Hello, to old friends, and new. I guess it's time to post on my own thread again. I have been lurking, but not posting.

There has been a new, yet expected turn of events in my situation. My H filed for divorce last week, and I signed acceptance of the papers on Monday. In 90 days, my marriage will be over.

It was up and down for a few weeks. He didn't talk much about the divorce for about a month, then the day before my birthday he went in, and got things started with the paperwork, but didn't file. St. Patrick's Day he tracked me down, and we ended up spending the night together. Bad idea I am sure, but I was still holding out hope.

Two weeks ago he started to get mean again. He seems to be back in the early stages of his MLC, where everything is my fault. Last week when he filed, he told me that he wants this to be civil. Civil, only because he doesn't want the divorce to cost him more than he thinks it should.

He does have moments where he breaks down, and asks me to forgive him if the divorce turns out to be a mistake. He can't completely say that the divorce is the right thing to do, but he is trying to, "find himself," and he thinks it will bring him the peace he needs.

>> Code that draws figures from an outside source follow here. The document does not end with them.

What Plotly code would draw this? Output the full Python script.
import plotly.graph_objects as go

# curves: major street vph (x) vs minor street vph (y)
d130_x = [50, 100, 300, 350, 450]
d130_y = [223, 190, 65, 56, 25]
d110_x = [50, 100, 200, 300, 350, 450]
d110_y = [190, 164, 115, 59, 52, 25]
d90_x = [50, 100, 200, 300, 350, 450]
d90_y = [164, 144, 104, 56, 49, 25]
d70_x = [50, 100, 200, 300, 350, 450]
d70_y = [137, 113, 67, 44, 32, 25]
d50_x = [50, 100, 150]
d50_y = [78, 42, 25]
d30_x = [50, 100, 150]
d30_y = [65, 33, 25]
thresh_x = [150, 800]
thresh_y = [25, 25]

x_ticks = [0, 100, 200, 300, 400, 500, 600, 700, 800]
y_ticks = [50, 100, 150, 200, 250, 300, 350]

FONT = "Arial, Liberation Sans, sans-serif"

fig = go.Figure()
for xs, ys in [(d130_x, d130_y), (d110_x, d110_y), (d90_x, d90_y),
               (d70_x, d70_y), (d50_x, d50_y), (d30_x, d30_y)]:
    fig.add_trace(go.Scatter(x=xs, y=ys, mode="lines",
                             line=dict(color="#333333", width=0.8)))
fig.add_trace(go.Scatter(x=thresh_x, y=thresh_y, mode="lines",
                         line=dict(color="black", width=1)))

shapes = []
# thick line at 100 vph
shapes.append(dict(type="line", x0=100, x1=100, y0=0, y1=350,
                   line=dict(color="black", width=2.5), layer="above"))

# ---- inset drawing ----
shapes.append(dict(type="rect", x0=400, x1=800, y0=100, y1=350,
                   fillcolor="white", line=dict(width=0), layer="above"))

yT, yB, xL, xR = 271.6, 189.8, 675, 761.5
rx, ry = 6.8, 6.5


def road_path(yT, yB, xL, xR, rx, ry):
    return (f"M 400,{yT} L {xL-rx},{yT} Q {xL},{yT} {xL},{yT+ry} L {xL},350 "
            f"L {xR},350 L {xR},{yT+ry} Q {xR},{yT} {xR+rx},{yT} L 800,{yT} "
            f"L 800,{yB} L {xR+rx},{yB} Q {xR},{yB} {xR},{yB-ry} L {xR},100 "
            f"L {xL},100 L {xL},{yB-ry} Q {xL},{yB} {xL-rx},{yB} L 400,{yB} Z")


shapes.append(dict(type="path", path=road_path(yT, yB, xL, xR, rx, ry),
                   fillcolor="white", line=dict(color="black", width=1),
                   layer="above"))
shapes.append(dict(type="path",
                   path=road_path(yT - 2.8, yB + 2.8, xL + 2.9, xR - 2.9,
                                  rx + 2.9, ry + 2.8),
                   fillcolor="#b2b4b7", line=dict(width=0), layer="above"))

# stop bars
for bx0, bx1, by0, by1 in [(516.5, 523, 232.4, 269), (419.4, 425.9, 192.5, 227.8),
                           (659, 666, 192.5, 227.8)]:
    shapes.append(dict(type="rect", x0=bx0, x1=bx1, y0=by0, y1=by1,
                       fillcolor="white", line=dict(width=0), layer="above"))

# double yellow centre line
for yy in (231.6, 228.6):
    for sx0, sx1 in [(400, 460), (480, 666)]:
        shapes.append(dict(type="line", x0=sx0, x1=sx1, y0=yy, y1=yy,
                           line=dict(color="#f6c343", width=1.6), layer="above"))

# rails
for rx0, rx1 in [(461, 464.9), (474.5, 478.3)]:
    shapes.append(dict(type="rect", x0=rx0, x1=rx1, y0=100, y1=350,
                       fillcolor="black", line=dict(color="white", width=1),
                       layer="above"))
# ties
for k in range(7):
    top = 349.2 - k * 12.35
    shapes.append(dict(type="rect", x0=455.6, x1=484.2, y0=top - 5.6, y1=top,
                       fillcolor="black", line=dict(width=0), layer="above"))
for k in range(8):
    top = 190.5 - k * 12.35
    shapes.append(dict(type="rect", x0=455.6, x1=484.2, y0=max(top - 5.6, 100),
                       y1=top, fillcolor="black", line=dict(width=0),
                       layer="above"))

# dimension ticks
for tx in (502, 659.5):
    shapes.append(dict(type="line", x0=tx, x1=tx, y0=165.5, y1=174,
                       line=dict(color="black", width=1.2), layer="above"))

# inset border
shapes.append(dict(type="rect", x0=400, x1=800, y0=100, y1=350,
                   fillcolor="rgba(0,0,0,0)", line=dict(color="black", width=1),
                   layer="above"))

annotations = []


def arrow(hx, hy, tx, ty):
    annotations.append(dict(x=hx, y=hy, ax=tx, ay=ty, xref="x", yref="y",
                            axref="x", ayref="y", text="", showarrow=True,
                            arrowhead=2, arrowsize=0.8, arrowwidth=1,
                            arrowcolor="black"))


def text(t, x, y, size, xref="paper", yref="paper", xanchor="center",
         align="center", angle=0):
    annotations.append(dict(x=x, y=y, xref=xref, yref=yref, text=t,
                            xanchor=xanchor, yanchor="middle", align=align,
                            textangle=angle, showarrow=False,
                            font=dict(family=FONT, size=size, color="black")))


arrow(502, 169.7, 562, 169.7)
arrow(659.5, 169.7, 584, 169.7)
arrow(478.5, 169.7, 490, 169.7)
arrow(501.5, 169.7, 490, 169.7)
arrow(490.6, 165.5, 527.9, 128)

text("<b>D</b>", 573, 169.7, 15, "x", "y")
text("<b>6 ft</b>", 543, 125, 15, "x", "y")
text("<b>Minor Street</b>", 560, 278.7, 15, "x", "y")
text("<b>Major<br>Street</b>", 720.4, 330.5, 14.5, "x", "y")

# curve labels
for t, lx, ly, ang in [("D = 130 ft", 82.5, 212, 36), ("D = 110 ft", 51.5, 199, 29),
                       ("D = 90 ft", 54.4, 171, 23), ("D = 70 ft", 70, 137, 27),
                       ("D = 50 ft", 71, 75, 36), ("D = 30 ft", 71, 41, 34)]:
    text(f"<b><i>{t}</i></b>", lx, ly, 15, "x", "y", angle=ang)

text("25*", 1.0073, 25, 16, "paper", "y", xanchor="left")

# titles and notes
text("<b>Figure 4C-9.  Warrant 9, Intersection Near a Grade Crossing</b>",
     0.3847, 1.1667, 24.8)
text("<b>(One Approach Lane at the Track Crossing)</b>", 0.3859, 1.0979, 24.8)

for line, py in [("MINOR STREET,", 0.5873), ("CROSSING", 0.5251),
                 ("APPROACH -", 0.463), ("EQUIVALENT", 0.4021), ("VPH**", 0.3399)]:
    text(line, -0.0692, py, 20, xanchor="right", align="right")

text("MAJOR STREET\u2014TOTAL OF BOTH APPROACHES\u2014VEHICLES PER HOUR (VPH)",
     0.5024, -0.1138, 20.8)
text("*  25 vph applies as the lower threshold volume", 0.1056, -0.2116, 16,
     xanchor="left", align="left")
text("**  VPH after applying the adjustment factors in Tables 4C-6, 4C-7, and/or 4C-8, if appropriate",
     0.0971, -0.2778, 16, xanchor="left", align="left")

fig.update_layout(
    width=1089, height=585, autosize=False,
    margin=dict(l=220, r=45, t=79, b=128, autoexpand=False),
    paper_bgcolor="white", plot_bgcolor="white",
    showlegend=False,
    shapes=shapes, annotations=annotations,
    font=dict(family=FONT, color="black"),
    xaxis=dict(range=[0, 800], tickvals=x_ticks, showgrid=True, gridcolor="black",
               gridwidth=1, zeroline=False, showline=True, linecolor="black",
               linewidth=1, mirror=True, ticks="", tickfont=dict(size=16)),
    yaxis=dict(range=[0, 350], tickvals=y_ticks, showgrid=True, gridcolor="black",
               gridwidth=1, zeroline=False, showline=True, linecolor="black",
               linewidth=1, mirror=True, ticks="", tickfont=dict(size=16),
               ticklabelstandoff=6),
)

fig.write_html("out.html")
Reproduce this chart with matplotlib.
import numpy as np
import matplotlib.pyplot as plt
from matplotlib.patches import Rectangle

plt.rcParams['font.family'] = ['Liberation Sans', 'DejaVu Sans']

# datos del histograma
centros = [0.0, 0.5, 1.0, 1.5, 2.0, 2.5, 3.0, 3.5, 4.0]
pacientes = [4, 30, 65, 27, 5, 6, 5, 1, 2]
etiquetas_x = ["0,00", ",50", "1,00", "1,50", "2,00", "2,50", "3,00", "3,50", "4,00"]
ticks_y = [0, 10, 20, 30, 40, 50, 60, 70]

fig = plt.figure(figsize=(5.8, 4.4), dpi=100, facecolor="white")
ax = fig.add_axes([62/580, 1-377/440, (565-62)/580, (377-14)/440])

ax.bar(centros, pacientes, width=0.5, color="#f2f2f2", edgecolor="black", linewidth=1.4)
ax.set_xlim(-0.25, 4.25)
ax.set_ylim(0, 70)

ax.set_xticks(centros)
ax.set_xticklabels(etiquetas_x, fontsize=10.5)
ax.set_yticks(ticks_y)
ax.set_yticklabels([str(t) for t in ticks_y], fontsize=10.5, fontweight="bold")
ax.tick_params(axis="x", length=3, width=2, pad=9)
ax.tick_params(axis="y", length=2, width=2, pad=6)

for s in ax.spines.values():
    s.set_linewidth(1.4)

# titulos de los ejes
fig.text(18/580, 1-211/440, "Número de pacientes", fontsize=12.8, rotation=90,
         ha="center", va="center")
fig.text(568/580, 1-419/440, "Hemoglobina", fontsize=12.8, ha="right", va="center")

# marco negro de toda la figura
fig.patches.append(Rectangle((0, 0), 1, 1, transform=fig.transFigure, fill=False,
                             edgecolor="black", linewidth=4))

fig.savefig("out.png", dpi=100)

I have cut off contact with him for the most part. He keeps telling me it doesn't have to be like this, but I don't know how it can be any other way. I gave him control through most of last year, letting him come and go, and see the OW when he wanted to. Now it is time to take back some control over my life.

I received a lot of strength and support from this board last year, and I am hoping to get some of that again. There are so many wonderful people here.